Après la fin des cours, j’ai pris rendez-vous avec la directrice de ma faculté. Je lui ai expliqué tout ce qui entourait mes accommodements scolaires. Une fois mon récit terminé, elle avait les larmes aux yeux. D’un professionnalisme exemplaire, elle s’est excusée au nom de la faculté et m’a offert de reprendre tous les travaux dont je n’étais pas satisfaite de la note obtenue. Au cours de ce coeur à coeur, elle s’est montrée très compatissante, souple et calme. Les trois choses dont j’avais le plus besoin.
Une fois tous mes travaux remis et le semestre bel et bien terminé, j’ai eu la chance de me ressourcer auprès de ma famille et de consulter des intervenantes spécialisées dans le domaine. Elles m’ont fait prendre conscience que ma force de caractère et ma résilience ne sont pas données à toutes les victimes dans la même situation.
Comme en témoigne mon parcours, chercher de l’aide et faire les démarches pour obtenir des arrangements peuvent être des étapes traumatisantes. J’ai dû passer par plusieurs étapes (nécessaires ou non) afin d’obtenir des accommodements, et j’ai dû répéter mon histoire une dizaine de fois. C’est toujours un moment stressant et pénible. Mon objectif était seulement d’assurer mon succès scolaire et ma survie. Si je suis consciente que les divers intervenants ne me voulaient aucun mal, le choix de mots, le manque de compétences ou les gestes maladroits, même bien intentionnés, peuvent laisser de profondes blessures et entraver le processus de guérison. Le réflexe de se blâmer, quoique parfois incompréhensible pour quelqu’un de l’extérieur, est bien réel et fréquent chez une victime. Il peut être très difficile de chercher de l’aide, surtout si elle n’est pas facilement accessible. Personnellement, cette situation est l’un des moments de ma vie où je me suis sentie le plus vulnérable. Intentionnellement ou non, je me suis sentie jugée et non soutenue par certains membres du personnel de l’Université.

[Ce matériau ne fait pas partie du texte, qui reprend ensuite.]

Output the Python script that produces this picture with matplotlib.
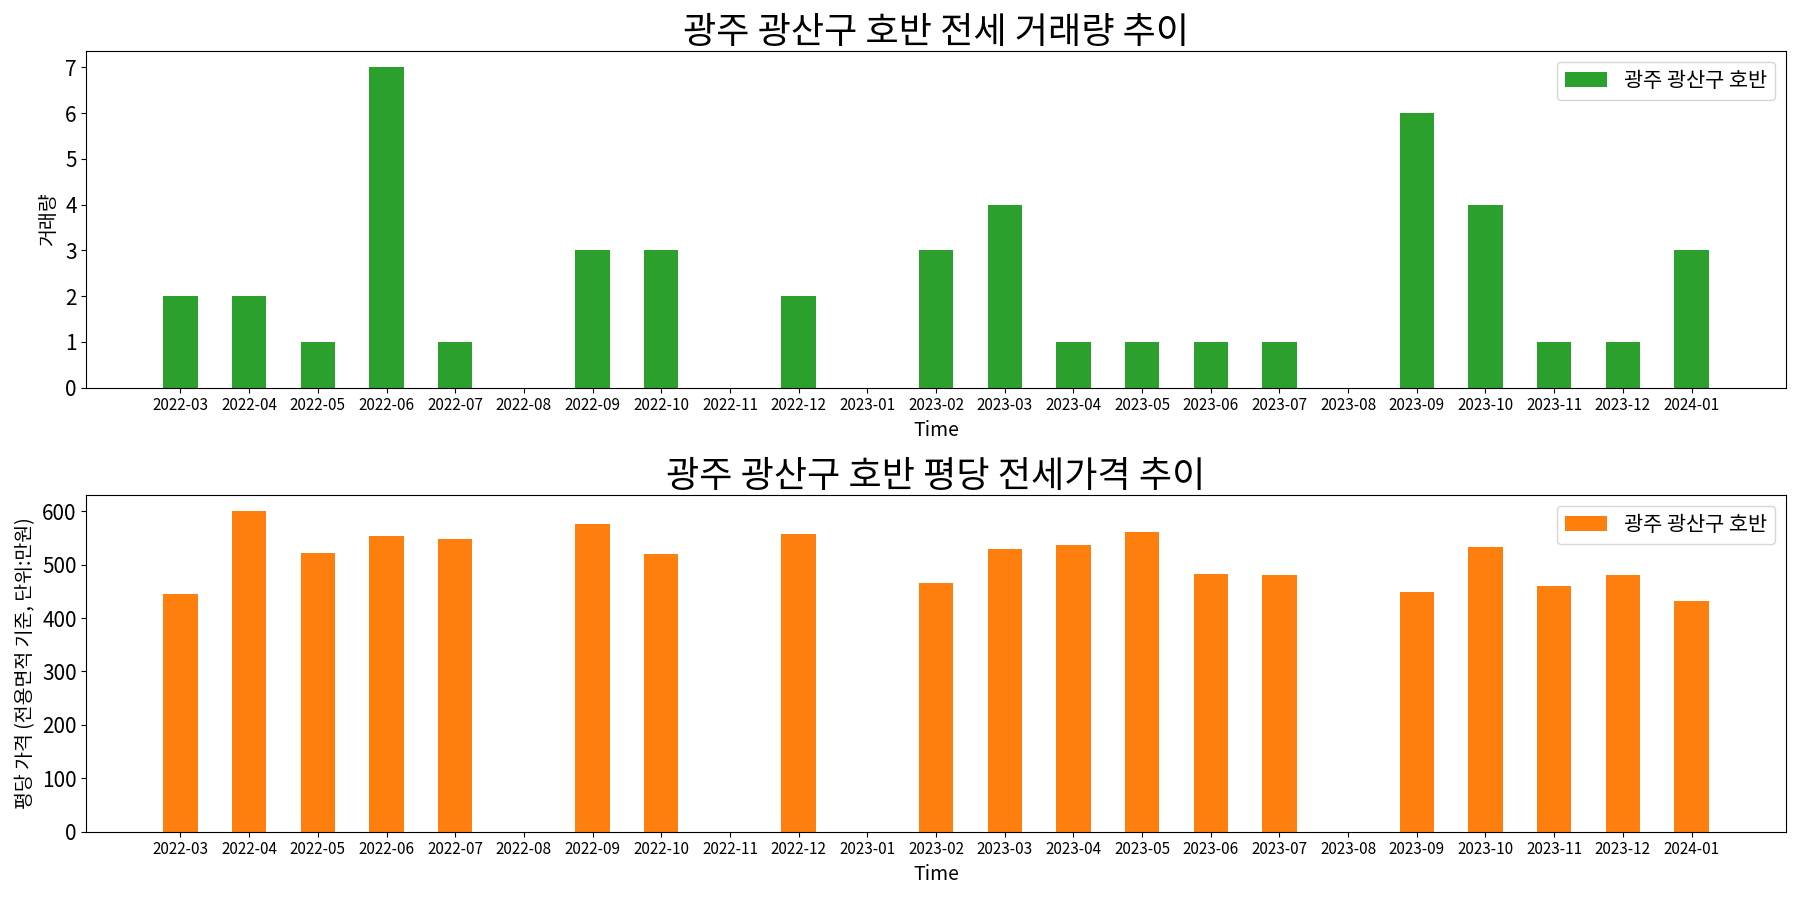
import numpy as np
import matplotlib
matplotlib.use("Agg")
import matplotlib.pyplot as plt

plt.rcParams['font.family'] = ['Noto Sans CJK KR', 'DejaVu Sans']
plt.rcParams['axes.unicode_minus'] = False

months = ['2022-03', '2022-04', '2022-05', '2022-06', '2022-07', '2022-08',
          '2022-09', '2022-10', '2022-11', '2022-12', '2023-01', '2023-02',
          '2023-03', '2023-04', '2023-05', '2023-06', '2023-07', '2023-08',
          '2023-09', '2023-10', '2023-11', '2023-12', '2024-01']
volume = [2, 2, 1, 7, 1, 0, 3, 3, 0, 2, 0, 3, 4, 1, 1, 1, 1, 0, 6, 4, 1, 1, 3]
price = [445, 600, 522, 553, 548, 0, 576, 520, 0, 557, 0, 466,
         529, 537, 561, 483, 481, 0, 449, 533, 460, 481, 432]
region = '광주 광산구 호반'

x = np.arange(len(months))

fig, (ax1, ax2) = plt.subplots(2, 1, figsize=(18, 9), dpi=100)

ax1.bar(x, volume, width=0.5, color='#2ca02c', label=region)
ax1.set_title(region + ' 전세 거래량 추이', fontsize=26)
ax1.set_ylabel('거래량', fontsize=14)
ax1.set_xlabel('Time', fontsize=14)

ax2.bar(x, price, width=0.5, color='#ff7f0e', label=region)
ax2.set_title(region + ' 평당 전세가격 추이', fontsize=26)
ax2.set_ylabel('평당 가격 (전용면적 기준, 단위:만원)', fontsize=14)
ax2.set_xlabel('Time', fontsize=14)

for ax in (ax1, ax2):
    ax.set_xticks(x)
    ax.set_xticklabels(months, fontsize=11)
    ax.tick_params(axis='y', labelsize=15)
    ax.set_xlim(-1.37, len(months) - 1 + 1.37)
    ax.legend(loc='upper right', fontsize=15)

fig.subplots_adjust(left=0.048, right=0.992, top=0.943, bottom=0.076, hspace=0.32)
fig.savefig('out.png', dpi=100)
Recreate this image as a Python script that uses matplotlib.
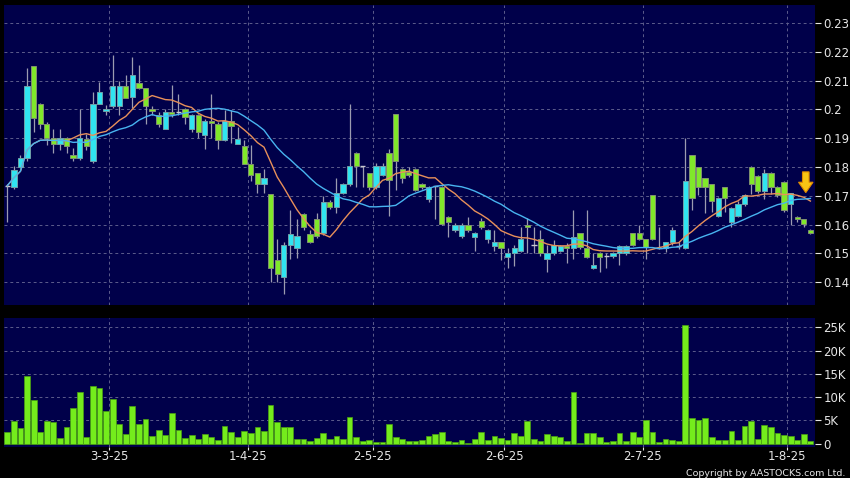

Le fait d’avoir dû frapper à plusieurs portes aura au moins permis d’apporter de nombreux changements pour mieux outiller les membres du personnel afin qu’ils soient en mesure d’appliquer cette politique. Je ne peux qu’espérer que ce texte incitera d’autres universités à prendre des mesures similaires pour assurer le respect de leur politique en vigueur.